Short exercise -> Please restate, exactly as written, the lines running from the beginning of the material through the line that has "13.52, 13.57, 13.86, 14.45, 15.43, 19.17]" in it.

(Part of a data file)
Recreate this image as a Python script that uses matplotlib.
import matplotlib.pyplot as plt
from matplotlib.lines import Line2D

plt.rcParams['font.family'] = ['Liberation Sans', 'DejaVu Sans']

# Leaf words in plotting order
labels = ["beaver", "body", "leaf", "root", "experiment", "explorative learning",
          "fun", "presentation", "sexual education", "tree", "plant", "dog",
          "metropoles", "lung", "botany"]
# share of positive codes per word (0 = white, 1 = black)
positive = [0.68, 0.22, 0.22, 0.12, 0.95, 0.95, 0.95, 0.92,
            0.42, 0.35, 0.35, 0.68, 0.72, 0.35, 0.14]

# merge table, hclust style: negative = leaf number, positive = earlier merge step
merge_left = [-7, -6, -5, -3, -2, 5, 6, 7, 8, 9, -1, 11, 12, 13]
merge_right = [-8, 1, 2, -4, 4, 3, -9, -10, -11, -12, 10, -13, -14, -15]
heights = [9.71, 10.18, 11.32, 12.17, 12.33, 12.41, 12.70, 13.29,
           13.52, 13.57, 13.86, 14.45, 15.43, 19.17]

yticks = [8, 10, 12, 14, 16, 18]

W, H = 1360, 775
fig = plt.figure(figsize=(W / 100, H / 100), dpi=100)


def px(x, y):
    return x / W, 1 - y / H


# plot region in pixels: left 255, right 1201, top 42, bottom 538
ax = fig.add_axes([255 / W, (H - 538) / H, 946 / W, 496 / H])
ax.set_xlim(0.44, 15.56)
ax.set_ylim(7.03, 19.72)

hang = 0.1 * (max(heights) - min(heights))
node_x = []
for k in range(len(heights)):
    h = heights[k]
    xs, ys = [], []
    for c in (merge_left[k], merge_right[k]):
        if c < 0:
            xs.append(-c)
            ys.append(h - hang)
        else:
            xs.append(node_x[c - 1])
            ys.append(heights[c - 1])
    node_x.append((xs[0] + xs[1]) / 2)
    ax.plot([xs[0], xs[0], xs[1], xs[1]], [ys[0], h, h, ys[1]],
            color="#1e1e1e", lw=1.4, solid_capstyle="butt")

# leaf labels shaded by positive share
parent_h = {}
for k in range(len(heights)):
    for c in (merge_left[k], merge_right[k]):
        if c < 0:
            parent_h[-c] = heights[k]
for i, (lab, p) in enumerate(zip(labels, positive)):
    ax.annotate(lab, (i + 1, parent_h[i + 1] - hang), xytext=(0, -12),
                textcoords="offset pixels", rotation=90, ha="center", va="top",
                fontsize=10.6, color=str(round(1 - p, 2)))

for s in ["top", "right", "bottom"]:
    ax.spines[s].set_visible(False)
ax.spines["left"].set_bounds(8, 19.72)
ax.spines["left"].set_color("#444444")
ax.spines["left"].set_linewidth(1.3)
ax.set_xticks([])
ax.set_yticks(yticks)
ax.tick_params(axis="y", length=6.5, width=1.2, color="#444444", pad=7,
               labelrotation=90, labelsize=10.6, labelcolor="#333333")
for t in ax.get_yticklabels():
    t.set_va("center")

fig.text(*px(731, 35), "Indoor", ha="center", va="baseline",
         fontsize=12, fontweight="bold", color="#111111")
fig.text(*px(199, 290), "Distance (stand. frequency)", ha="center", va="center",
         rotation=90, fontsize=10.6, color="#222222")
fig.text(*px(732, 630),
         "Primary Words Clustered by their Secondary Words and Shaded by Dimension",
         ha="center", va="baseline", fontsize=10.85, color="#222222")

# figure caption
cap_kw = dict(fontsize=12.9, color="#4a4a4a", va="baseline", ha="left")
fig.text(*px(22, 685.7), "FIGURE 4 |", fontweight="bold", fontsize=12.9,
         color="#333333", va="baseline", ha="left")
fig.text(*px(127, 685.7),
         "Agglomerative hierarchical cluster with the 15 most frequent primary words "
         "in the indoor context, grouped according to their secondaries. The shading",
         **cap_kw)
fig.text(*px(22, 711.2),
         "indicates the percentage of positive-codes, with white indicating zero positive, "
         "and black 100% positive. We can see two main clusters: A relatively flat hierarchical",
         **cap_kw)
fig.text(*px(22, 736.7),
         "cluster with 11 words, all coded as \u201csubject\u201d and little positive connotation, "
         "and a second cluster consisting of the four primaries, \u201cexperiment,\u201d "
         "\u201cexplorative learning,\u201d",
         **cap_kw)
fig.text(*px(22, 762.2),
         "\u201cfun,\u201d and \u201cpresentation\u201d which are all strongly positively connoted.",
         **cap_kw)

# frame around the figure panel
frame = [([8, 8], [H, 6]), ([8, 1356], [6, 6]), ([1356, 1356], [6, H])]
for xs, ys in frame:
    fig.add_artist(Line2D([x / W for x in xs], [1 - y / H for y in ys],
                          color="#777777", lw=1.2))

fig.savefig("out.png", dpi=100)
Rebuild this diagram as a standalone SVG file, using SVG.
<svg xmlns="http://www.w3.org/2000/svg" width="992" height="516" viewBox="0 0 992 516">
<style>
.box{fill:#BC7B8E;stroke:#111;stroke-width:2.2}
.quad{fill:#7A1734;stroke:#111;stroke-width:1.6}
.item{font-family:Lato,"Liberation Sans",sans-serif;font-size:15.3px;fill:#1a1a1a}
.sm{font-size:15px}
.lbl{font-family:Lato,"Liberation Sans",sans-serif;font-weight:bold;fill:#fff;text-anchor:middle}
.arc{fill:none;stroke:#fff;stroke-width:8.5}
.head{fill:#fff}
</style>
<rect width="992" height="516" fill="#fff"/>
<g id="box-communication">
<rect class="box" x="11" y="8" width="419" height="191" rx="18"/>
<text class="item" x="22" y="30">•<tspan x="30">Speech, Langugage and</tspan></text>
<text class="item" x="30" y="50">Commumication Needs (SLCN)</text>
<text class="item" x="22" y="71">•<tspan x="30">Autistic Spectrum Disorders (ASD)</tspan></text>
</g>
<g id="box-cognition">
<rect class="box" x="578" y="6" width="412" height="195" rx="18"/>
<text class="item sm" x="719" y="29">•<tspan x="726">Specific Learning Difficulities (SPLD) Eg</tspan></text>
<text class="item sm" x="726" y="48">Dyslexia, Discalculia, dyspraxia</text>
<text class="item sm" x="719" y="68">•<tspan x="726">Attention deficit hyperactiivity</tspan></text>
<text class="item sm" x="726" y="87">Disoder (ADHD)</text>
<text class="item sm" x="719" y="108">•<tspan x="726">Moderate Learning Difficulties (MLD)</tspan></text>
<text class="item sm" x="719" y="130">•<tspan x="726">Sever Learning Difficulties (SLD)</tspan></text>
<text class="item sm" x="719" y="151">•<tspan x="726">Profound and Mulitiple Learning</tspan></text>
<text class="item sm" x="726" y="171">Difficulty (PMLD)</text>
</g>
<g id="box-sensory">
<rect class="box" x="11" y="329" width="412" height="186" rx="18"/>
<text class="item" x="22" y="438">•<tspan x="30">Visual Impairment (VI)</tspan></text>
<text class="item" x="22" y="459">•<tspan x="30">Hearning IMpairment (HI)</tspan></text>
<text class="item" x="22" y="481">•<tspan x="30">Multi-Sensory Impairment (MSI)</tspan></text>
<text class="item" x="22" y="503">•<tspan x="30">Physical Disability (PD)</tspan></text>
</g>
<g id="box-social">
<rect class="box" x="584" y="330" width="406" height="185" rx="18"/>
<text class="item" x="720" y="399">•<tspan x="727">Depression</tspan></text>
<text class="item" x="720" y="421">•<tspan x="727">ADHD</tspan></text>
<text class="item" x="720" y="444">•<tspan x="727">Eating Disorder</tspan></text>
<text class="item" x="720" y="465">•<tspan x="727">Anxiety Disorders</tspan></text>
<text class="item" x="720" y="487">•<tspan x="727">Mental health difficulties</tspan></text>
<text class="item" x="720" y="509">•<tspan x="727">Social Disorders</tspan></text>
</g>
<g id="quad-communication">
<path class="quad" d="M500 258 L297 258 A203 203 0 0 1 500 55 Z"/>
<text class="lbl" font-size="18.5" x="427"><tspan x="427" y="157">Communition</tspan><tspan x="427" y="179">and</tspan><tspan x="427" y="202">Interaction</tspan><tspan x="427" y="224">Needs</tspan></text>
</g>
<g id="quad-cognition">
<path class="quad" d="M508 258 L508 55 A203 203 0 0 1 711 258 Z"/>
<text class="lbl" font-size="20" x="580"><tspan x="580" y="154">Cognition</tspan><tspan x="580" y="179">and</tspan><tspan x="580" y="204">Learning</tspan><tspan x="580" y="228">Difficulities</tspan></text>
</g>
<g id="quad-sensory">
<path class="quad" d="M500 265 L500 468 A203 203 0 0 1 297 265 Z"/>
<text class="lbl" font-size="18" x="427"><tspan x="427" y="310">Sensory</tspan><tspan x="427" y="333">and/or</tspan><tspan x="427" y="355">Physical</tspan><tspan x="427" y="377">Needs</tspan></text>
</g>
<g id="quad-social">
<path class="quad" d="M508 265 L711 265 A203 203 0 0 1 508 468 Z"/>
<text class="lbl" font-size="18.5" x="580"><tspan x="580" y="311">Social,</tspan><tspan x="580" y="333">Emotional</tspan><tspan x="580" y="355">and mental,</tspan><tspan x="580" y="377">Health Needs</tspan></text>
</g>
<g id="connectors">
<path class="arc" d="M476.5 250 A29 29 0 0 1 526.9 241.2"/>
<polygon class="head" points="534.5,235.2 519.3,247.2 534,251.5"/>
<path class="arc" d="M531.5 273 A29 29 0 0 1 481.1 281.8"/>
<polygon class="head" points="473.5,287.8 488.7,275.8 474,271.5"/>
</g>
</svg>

Output for this exercise ->
Recreate this image as a Python script that uses matplotlib.
import matplotlib.pyplot as plt
from matplotlib.lines import Line2D

plt.rcParams['font.family'] = ['Liberation Sans', 'DejaVu Sans']

# Leaf words in plotting order
labels = ["beaver", "body", "leaf", "root", "experiment", "explorative learning",
          "fun", "presentation", "sexual education", "tree", "plant", "dog",
          "metropoles", "lung", "botany"]
# share of positive codes per word (0 = white, 1 = black)
positive = [0.68, 0.22, 0.22, 0.12, 0.95, 0.95, 0.95, 0.92,
            0.42, 0.35, 0.35, 0.68, 0.72, 0.35, 0.14]

# merge table, hclust style: negative = leaf number, positive = earlier merge step
merge_left = [-7, -6, -5, -3, -2, 5, 6, 7, 8, 9, -1, 11, 12, 13]
merge_right = [-8, 1, 2, -4, 4, 3, -9, -10, -11, -12, 10, -13, -14, -15]
heights = [9.71, 10.18, 11.32, 12.17, 12.33, 12.41, 12.70, 13.29,
           13.52, 13.57, 13.86, 14.45, 15.43, 19.17]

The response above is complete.